- Mass. Gov. Charlie Baker (R) appeared at a statehouse hearing this week to lobby support for a proposal to allow the state's utilities to enter into long-term renewable energy contracts, the Boston Herald reports.
- Baker has introduced legislation that would allow utilities to enter 15-25 year contracts to source one-third of their energy needs from Canadian hydroelectric facilities, and said he is open to similar contracts for offshore wind.
- Baker also testified in support of legislation that would lift caps on the state's net metering program.
Mass. Gov. Baker (R) testified Tuesday before a full Statehouse hearing in support of two energy matters: allowing utilities to enter into long-term contracts for renewables and supporting legislation to raise the state's net metering cap.
Baker has proposed allowing long-term hydro contracts and told Boston Herald reporters later that "if they want to add a proposal to that that would add an offshore wind component as well, that would be fine."

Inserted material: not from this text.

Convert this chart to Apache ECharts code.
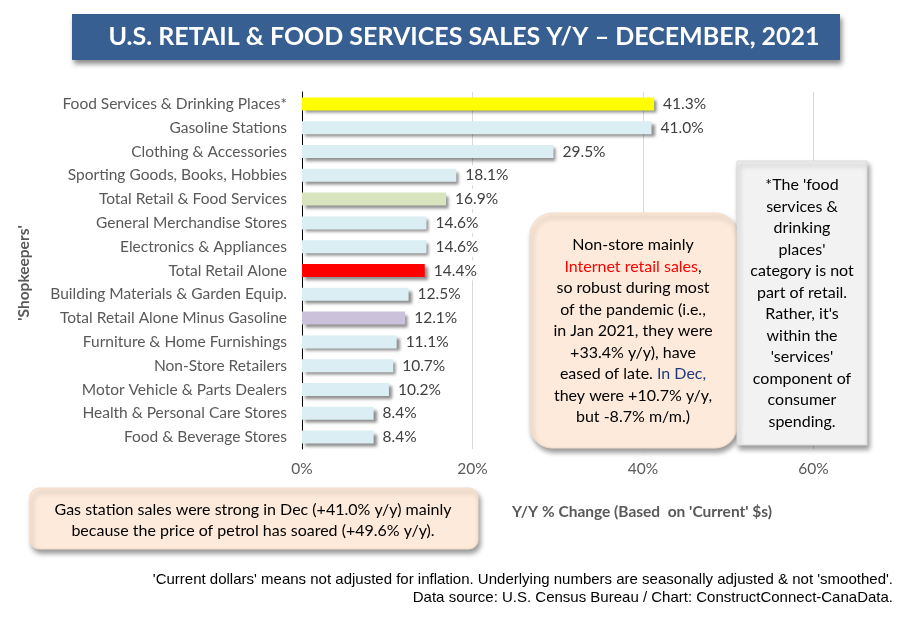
<!DOCTYPE html>
<html><head><meta charset="utf-8">
<script src="https://cdn.jsdelivr.net/npm/echarts@6/dist/echarts.min.js"></script>
<style>html,body{margin:0;padding:0;background:#fff}#c{width:913px;height:622px}</style>
</head><body><div id="c"></div>
<script>
const categories = ['Food Services & Drinking Places*','Gasoline Stations','Clothing & Accessories','Sporting Goods, Books, Hobbies','Total Retail & Food Services','General Merchandise Stores','Electronics & Appliances','Total Retail Alone','Building Materials & Garden Equip.','Total Retail Alone Minus Gasoline','Furniture & Home Furnishings','Non-Store Retailers','Motor Vehicle & Parts Dealers','Health & Personal Care Stores','Food & Beverage Stores'];
const values = [41.3,41.0,29.5,18.1,16.9,14.6,14.6,14.4,12.5,12.1,11.1,10.7,10.2,8.4,8.4];
const xTicks = [0,20,40,60];

const baseColor = '#DAEEF3';
const highlight = {
  'Food Services & Drinking Places*':'#FFFF00',
  'Total Retail & Food Services':'#D7E4BD',
  'Total Retail Alone':'#FF0000',
  'Total Retail Alone Minus Gasoline':'#CCC1DA'
};
const F = 'Lato, "Open Sans", sans-serif';
const NARROW = '"Liberation Sans Narrow", "Arial Narrow", "Liberation Sans", sans-serif';

const chart = echarts.init(document.getElementById('c'));
chart.setOption({
  animation:false,
  backgroundColor:'#fff',
  grid:{left:302, right:99.5, top:92, bottom:173},
  xAxis:{type:'value', min:xTicks[0], max:xTicks[xTicks.length-1], interval:20,
    axisLine:{show:false}, axisTick:{show:false},
    splitLine:{lineStyle:{color:'#D9D9D9', width:1}},
    axisLabel:{formatter:'{value}%', color:'#595959', fontSize:15.5, fontFamily:F, margin:12}},
  yAxis:{type:'category', data:categories, inverse:true,
    axisLine:{lineStyle:{color:'#000', width:1}}, axisTick:{show:false},
    axisLabel:{color:'#595959', fontSize:15.5, fontFamily:F, margin:15}},
  series:[{type:'bar', barWidth:13,
    data: categories.map((c,i)=>({value:values[i], itemStyle:{color: highlight[c] || baseColor}})),
    itemStyle:{shadowColor:'rgba(0,0,0,0.45)', shadowBlur:3, shadowOffsetX:3, shadowOffsetY:3},
    label:{show:true, position:'right', distance:6, color:'#404040', fontSize:15.5, fontFamily:F,
      backgroundColor:'#fff', padding:[2,3],
      formatter:p=>p.value.toFixed(1)+'%'}
  }],
  graphic:[
    {type:'rect', z:10, shape:{x:72,y:14,width:768,height:46},
      style:{fill:'#375F91', shadowColor:'rgba(0,0,0,0.45)', shadowBlur:5, shadowOffsetX:2, shadowOffsetY:4}},
    {type:'text', z:11, x:464, y:37, style:{text:'U.S. RETAIL & FOOD SERVICES SALES Y/Y \u2013 DECEMBER, 2021',
      fill:'#fff', font:'bold 25px '+F, textAlign:'center', textVerticalAlign:'middle'}},
    {type:'text', z:11, x:24, y:273, rotation:Math.PI/2, style:{text:"'Shopkeepers'",
      fill:'#595959', font:'bold 15.5px '+F, textAlign:'center', textVerticalAlign:'middle'}},
    {type:'text', z:11, x:642, y:512, style:{text:"Y/Y % Change (Based  on 'Current' $s)",
      fill:'#595959', font:'bold 15.5px '+F, textAlign:'center', textVerticalAlign:'middle'}},
    {type:'rect', z:10, shape:{x:530,y:213,width:207,height:235,r:22},
      style:{fill:'#FDEADA', stroke:'#F5DCC8', lineWidth:1, shadowColor:'rgba(0,0,0,0.4)', shadowBlur:5, shadowOffsetX:2, shadowOffsetY:4}},
    {type:'text', z:11, x:633, y:331, style:{
      text:['Non-store mainly','{r|Internet retail sales},','so robust during most','of the pandemic (i.e.,','in Jan 2021, they were','+33.4% y/y), have','eased of late. {b|In Dec,}','they were +10.7% y/y,','but -8.7% m/m.)'].join('\n'),
      fill:'#000', font:'16px '+F, textAlign:'center', textVerticalAlign:'middle', lineHeight:21.5,
      rich:{r:{fill:'#FF0000', font:'16px '+F, lineHeight:21.5}, b:{fill:'#1F3A7A', font:'16px '+F, lineHeight:21.5}}}},
    {type:'rect', z:10, shape:{x:737,y:161,width:130,height:284},
      style:{fill:'#F2F2F2', stroke:'#D9D9D9', lineWidth:1, shadowColor:'rgba(0,0,0,0.4)', shadowBlur:5, shadowOffsetX:2, shadowOffsetY:4}},
    {type:'text', z:11, x:802, y:303.5, style:{
      text:["*The 'food","services &","drinking","places'","category is not","part of retail.","Rather, it's","within the","'services'","component of","consumer","spending."].join('\n'),
      fill:'#000', font:'16px '+F, textAlign:'center', textVerticalAlign:'middle', lineHeight:21.5}},
    {type:'rect', z:10, shape:{x:30,y:488,width:448,height:61,r:9},
      style:{fill:'#FDEADA', stroke:'#F5DCC8', lineWidth:1, shadowColor:'rgba(0,0,0,0.4)', shadowBlur:5, shadowOffsetX:2, shadowOffsetY:4}},
    {type:'text', z:11, x:253, y:520, style:{
      text:'Gas station sales were strong in Dec (+41.0% y/y) mainly\nbecause the price of petrol has soared (+49.6% y/y).',
      fill:'#000', font:'16px '+F, textAlign:'center', textVerticalAlign:'middle', lineHeight:21}},
    {type:'text', z:11, x:893, y:580, style:{
      text:"'Current dollars' means not adjusted for inflation. Underlying numbers are seasonally adjusted & not 'smoothed'.",
      fill:'#000', font:'15px '+NARROW, textAlign:'right', textVerticalAlign:'middle'}},
    {type:'text', z:11, x:893, y:598, style:{
      text:'Data source: U.S. Census Bureau / Chart: ConstructConnect-CanaData.',
      fill:'#000', font:'15px '+NARROW, textAlign:'right', textVerticalAlign:'middle'}}
  ]
});
</script></body></html>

And a bill to raise net metering caps by 2% -- to 6% for private facilities and 7% for public -- would help address what advocates say is a marketplace that has hit capacity. The current policy caps net metered solar at 1,600 MW. At least 171 communities around the state have reached net metering limits already, the Boston Herald reported.
Opponents of the plan to allow longer contracts say it would be unfair to generators who have invested billions of dollars, while raising rates. A study released earlier this month by the Analysis Group found Massachusetts electric rates would rise $777 million annually if long-term hydro contracts are allowed.
Baker added that he'd like to have the same rules apply to wind generators and affirmed the state's commitment to low-cost resources. "If they give us proposals that don't make sense economically obviously we won't pursue them, but if they give us proposals that do make sense economically we'll take them pretty seriously," Baker said.